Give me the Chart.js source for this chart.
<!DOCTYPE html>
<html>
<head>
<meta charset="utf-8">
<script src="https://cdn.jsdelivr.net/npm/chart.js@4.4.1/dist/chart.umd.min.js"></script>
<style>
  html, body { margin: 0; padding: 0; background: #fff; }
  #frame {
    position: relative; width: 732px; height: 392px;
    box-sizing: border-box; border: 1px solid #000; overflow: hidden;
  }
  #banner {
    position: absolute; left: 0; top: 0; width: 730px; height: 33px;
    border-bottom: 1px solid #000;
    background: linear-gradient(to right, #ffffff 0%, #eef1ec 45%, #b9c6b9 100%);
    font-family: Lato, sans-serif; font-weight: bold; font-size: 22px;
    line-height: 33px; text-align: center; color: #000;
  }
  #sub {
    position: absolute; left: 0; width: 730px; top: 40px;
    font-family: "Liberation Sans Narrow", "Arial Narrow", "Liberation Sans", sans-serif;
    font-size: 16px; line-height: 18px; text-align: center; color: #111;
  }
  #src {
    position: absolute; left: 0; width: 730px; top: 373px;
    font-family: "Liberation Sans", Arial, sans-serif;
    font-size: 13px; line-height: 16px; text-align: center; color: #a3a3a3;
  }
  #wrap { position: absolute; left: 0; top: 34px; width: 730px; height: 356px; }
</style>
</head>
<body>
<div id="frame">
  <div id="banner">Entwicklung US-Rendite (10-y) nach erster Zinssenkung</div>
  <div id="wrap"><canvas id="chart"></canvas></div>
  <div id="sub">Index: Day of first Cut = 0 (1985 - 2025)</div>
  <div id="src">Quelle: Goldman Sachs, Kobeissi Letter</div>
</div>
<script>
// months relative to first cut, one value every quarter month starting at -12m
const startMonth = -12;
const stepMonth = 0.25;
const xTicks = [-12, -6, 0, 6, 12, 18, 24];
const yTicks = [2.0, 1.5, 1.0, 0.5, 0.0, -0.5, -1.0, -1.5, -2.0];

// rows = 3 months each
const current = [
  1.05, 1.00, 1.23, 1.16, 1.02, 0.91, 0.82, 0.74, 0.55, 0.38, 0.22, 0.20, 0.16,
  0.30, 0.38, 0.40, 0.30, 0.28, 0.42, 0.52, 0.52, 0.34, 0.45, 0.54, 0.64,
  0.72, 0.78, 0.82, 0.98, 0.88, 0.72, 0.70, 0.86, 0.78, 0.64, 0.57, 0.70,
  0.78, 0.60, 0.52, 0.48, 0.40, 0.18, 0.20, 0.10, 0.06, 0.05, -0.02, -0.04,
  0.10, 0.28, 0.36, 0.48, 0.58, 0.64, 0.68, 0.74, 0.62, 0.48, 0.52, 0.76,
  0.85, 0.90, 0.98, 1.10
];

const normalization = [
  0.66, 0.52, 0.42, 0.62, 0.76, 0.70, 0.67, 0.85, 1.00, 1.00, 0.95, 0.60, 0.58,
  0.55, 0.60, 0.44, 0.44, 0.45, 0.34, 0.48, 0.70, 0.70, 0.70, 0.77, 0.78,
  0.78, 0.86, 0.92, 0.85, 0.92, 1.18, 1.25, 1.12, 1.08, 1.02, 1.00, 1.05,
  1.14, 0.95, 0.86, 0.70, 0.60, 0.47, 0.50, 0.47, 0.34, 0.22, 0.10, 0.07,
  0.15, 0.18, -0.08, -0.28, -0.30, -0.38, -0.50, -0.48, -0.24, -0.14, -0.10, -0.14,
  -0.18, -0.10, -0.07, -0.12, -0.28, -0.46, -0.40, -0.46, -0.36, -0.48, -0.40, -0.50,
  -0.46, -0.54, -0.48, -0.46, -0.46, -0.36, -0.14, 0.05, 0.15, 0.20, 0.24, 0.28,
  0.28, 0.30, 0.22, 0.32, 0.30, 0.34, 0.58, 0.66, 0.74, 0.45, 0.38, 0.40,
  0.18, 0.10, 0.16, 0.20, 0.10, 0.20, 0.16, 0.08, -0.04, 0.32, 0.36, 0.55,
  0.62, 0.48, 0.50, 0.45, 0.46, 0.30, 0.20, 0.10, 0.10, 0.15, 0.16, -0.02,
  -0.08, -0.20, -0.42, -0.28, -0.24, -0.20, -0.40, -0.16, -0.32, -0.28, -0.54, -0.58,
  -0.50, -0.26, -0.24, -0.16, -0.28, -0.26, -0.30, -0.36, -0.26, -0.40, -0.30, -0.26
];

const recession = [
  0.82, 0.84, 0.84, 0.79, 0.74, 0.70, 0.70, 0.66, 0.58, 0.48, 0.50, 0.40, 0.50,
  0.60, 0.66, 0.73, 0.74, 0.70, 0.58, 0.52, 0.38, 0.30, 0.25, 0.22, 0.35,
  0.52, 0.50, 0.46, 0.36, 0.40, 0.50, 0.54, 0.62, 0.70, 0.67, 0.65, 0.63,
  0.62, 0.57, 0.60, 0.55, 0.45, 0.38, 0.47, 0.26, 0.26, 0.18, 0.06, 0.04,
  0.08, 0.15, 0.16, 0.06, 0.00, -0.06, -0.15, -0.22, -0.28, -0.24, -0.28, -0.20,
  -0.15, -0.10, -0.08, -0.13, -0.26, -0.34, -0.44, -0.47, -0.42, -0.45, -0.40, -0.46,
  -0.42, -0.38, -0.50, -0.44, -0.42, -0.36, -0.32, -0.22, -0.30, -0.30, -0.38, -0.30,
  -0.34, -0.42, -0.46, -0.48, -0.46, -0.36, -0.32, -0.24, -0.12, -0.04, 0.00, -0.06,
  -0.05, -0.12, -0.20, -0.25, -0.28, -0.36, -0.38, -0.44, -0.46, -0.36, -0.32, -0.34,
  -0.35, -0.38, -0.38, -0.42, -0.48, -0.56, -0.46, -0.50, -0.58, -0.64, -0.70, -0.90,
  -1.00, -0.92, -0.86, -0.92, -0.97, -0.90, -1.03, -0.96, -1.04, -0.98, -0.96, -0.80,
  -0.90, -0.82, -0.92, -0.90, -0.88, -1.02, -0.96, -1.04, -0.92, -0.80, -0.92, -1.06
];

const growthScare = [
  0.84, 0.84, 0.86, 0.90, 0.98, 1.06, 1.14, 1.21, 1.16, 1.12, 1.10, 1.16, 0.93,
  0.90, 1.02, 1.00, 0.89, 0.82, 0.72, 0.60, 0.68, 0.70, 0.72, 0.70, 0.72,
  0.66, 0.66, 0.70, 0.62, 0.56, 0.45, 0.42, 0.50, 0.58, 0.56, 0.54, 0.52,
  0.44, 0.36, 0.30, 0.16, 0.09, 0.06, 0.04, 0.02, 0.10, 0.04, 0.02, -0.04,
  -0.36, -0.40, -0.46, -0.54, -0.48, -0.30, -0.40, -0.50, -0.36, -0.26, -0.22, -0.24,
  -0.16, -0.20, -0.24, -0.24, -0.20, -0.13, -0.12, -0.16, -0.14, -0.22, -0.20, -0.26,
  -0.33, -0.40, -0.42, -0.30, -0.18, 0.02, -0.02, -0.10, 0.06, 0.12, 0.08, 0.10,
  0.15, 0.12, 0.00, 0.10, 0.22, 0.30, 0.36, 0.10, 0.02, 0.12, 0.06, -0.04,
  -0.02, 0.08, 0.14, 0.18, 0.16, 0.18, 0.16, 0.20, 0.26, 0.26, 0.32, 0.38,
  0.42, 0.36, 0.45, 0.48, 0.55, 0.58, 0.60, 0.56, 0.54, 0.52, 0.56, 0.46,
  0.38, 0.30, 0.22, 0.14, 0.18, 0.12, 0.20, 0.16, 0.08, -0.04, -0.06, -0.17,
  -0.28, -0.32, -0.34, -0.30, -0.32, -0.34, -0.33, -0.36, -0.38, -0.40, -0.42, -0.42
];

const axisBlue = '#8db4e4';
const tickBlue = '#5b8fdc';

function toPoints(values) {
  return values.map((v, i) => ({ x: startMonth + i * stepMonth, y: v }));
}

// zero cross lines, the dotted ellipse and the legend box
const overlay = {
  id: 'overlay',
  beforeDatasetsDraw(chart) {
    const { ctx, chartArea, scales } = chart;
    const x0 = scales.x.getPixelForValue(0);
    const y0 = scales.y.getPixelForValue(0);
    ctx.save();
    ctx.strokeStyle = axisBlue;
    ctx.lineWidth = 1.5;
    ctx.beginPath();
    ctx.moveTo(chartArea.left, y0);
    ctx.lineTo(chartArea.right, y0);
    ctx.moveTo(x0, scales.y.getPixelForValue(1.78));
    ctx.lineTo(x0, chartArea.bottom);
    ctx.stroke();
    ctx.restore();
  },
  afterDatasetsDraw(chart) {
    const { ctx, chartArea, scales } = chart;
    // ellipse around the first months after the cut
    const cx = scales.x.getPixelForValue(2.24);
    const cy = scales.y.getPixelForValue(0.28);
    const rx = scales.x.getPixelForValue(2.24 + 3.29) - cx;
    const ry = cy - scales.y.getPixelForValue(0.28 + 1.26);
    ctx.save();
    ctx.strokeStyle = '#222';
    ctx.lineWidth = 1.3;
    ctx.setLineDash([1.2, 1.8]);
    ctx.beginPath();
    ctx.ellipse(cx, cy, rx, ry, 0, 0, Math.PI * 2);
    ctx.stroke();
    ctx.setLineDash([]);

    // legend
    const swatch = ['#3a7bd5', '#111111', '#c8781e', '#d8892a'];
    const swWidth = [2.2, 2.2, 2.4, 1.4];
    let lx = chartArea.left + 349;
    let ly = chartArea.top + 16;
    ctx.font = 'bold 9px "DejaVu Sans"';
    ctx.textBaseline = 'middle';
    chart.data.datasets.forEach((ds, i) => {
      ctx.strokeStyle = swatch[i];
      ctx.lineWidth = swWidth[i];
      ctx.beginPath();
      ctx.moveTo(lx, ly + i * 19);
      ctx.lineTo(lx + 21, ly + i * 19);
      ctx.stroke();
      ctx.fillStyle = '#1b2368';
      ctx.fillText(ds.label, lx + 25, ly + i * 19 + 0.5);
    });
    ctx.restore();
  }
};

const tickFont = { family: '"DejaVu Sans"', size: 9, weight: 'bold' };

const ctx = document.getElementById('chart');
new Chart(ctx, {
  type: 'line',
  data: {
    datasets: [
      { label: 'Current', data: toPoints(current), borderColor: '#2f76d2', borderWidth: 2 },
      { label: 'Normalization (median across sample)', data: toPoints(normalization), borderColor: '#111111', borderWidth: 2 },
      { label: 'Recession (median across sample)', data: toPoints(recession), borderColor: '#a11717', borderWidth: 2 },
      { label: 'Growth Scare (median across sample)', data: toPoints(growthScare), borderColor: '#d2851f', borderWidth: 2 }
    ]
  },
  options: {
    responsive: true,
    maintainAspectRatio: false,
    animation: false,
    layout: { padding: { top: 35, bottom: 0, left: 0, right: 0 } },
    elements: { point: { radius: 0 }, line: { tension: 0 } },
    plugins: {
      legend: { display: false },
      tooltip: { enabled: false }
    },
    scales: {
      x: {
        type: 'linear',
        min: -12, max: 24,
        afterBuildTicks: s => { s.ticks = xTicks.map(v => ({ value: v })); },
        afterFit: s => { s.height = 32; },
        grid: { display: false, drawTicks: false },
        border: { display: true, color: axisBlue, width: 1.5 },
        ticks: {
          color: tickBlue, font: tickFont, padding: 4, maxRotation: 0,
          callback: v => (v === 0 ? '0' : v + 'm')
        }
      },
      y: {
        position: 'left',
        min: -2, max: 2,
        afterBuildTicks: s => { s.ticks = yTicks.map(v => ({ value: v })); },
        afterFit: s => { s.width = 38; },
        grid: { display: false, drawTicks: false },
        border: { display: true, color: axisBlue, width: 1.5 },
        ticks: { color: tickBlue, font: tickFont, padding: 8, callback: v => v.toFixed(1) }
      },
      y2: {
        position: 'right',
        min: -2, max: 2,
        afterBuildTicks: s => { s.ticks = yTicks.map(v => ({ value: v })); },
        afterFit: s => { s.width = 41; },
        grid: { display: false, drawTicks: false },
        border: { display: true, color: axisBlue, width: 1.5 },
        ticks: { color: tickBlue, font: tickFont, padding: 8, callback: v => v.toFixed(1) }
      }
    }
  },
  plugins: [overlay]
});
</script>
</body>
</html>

• [Task details]: Return only the lines from the beginning of the material up to and including the line with "-1.0, -1.5, -2.0];", exactly as written.

• [Reply]:
Give me the Chart.js source for this chart.
<!DOCTYPE html>
<html>
<head>
<meta charset="utf-8">
<script src="https://cdn.jsdelivr.net/npm/chart.js@4.4.1/dist/chart.umd.min.js"></script>
<style>
  html, body { margin: 0; padding: 0; background: #fff; }
  #frame {
    position: relative; width: 732px; height: 392px;
    box-sizing: border-box; border: 1px solid #000; overflow: hidden;
  }
  #banner {
    position: absolute; left: 0; top: 0; width: 730px; height: 33px;
    border-bottom: 1px solid #000;
    background: linear-gradient(to right, #ffffff 0%, #eef1ec 45%, #b9c6b9 100%);
    font-family: Lato, sans-serif; font-weight: bold; font-size: 22px;
    line-height: 33px; text-align: center; color: #000;
  }
  #sub {
    position: absolute; left: 0; width: 730px; top: 40px;
    font-family: "Liberation Sans Narrow", "Arial Narrow", "Liberation Sans", sans-serif;
    font-size: 16px; line-height: 18px; text-align: center; color: #111;
  }
  #src {
    position: absolute; left: 0; width: 730px; top: 373px;
    font-family: "Liberation Sans", Arial, sans-serif;
    font-size: 13px; line-height: 16px; text-align: center; color: #a3a3a3;
  }
  #wrap { position: absolute; left: 0; top: 34px; width: 730px; height: 356px; }
</style>
</head>
<body>
<div id="frame">
  <div id="banner">Entwicklung US-Rendite (10-y) nach erster Zinssenkung</div>
  <div id="wrap"><canvas id="chart"></canvas></div>
  <div id="sub">Index: Day of first Cut = 0 (1985 - 2025)</div>
  <div id="src">Quelle: Goldman Sachs, Kobeissi Letter</div>
</div>
<script>
// months relative to first cut, one value every quarter month starting at -12m
const startMonth = -12;
const stepMonth = 0.25;
const xTicks = [-12, -6, 0, 6, 12, 18, 24];
const yTicks = [2.0, 1.5, 1.0, 0.5, 0.0, -0.5, -1.0, -1.5, -2.0];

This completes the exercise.